[Information supplied start]

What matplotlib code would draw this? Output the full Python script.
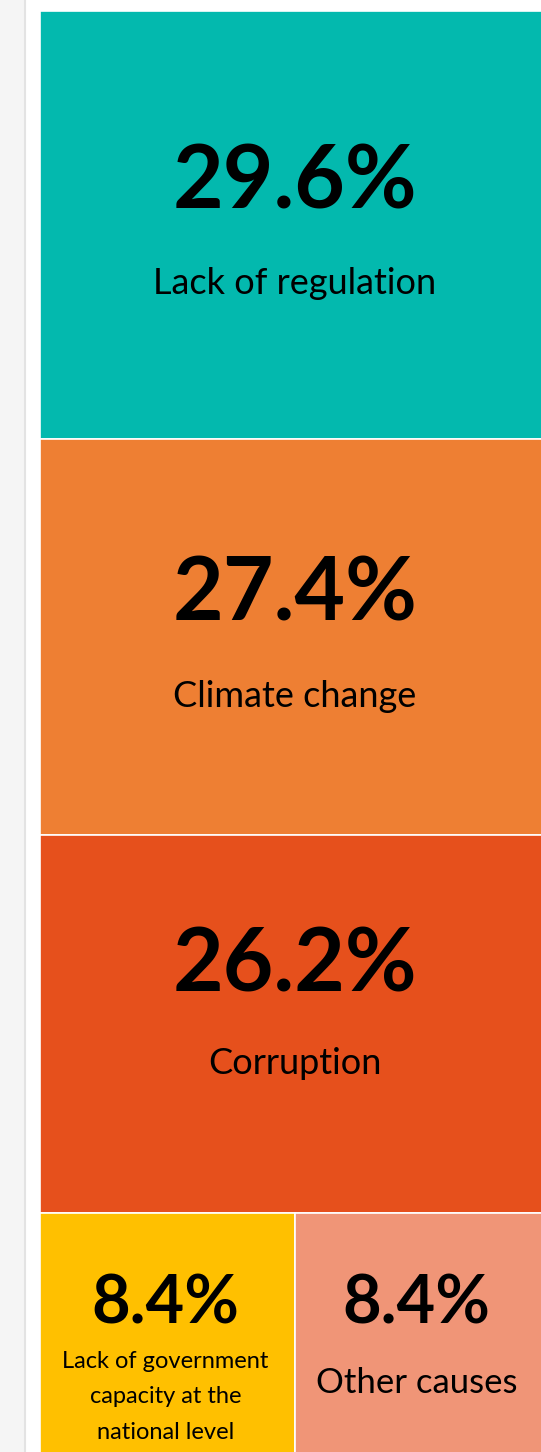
import matplotlib.pyplot as plt
from matplotlib.patches import Rectangle

# Data
causes = ["Lack of regulation", "Climate change", "Corruption",
          "Lack of government\ncapacity at the\nnational level", "Other causes"]
shares = [29.6, 27.4, 26.2, 8.4, 8.4]
colors = ["#03B9AE", "#EE7F33", "#E6501C", "#FFC000", "#F09577"]
rows = [[0], [1], [2], [3, 4]]   # slice-and-dice grouping

W, H = 541, 1452
fig = plt.figure(figsize=(W / 100, H / 100), dpi=100)
ax = fig.add_axes([0, 0, 1, 1])
ax.set_xlim(0, W)
ax.set_ylim(H, 0)
ax.axis("off")

# page strip on the left
ax.add_patch(Rectangle((0, 0), 24, H, color="#F5F5F5", lw=0))
ax.plot([24.5, 24.5], [0, H], color="#E3E3E3", lw=1.5)

# treemap area (pixels)
x0, y0, tw, th = 40, 11, 510, 1445
total = sum(shares)

# text styles per cell: (pct size, label size, pct baseline offset, label offset, y nudge, x nudge)
styles = {0: (63, 26, -16, 69, 0, 0),
          1: (63, 26, -16, 70, 0, 0),
          2: (63, 26, -16, 66, -16, 0),
          3: (48, 17, -11, 16, 0, -2),
          4: (48, 25, -11, 58, 0, -6)}

y = y0
for row in rows:
    rsum = sum(shares[i] for i in row)
    rh = th * rsum / total
    x = x0
    for i in row:
        cw = tw * shares[i] / rsum
        ax.add_patch(Rectangle((x, y), cw, rh, facecolor=colors[i],
                               edgecolor="white", lw=1.2))
        psz, lsz, poff, loff, nudge, xn = styles[i]
        cx, cy = x + cw / 2 + xn, y + rh / 2
        ax.text(cx, cy + poff + nudge, f"{shares[i]:.1f}%", fontsize=psz,
                fontweight="bold", family="Lato", ha="center", va="baseline",
                color="black")
        if "\n" in causes[i]:
            ax.text(cx, cy + loff, causes[i], fontsize=lsz, family="Lato",
                    ha="center", va="top", linespacing=1.85, color="black")
        else:
            ax.text(cx, cy + loff + nudge, causes[i], fontsize=lsz, family="Lato",
                    ha="center", va="baseline", color="black")
        x += cw
    y += rh

fig.savefig("out.png", dpi=100)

[Information supplied end]

- _What you have to do_
Print out the lines exactly, skipping any picture.

- _Output_
What matplotlib code would draw this? Output the full Python script.
import matplotlib.pyplot as plt
from matplotlib.patches import Rectangle

# Data
causes = ["Lack of regulation", "Climate change", "Corruption",
          "Lack of government\ncapacity at the\nnational level", "Other causes"]
shares = [29.6, 27.4, 26.2, 8.4, 8.4]
colors = ["#03B9AE", "#EE7F33", "#E6501C", "#FFC000", "#F09577"]
rows = [[0], [1], [2], [3, 4]]   # slice-and-dice grouping

W, H = 541, 1452
fig = plt.figure(figsize=(W / 100, H / 100), dpi=100)
ax = fig.add_axes([0, 0, 1, 1])
ax.set_xlim(0, W)
ax.set_ylim(H, 0)
ax.axis("off")

# page strip on the left
ax.add_patch(Rectangle((0, 0), 24, H, color="#F5F5F5", lw=0))
ax.plot([24.5, 24.5], [0, H], color="#E3E3E3", lw=1.5)

# treemap area (pixels)
x0, y0, tw, th = 40, 11, 510, 1445
total = sum(shares)

# text styles per cell: (pct size, label size, pct baseline offset, label offset, y nudge, x nudge)
styles = {0: (63, 26, -16, 69, 0, 0),
          1: (63, 26, -16, 70, 0, 0),
          2: (63, 26, -16, 66, -16, 0),
          3: (48, 17, -11, 16, 0, -2),
          4: (48, 25, -11, 58, 0, -6)}

y = y0
for row in rows:
    rsum = sum(shares[i] for i in row)
    rh = th * rsum / total
    x = x0
    for i in row:
        cw = tw * shares[i] / rsum
        ax.add_patch(Rectangle((x, y), cw, rh, facecolor=colors[i],
                               edgecolor="white", lw=1.2))
        psz, lsz, poff, loff, nudge, xn = styles[i]
        cx, cy = x + cw / 2 + xn, y + rh / 2
        ax.text(cx, cy + poff + nudge, f"{shares[i]:.1f}%", fontsize=psz,
                fontweight="bold", family="Lato", ha="center", va="baseline",
                color="black")
        if "\n" in causes[i]:
            ax.text(cx, cy + loff, causes[i], fontsize=lsz, family="Lato",
                    ha="center", va="top", linespacing=1.85, color="black")
        else:
            ax.text(cx, cy + loff + nudge, causes[i], fontsize=lsz, family="Lato",
                    ha="center", va="baseline", color="black")
        x += cw
    y += rh

fig.savefig("out.png", dpi=100)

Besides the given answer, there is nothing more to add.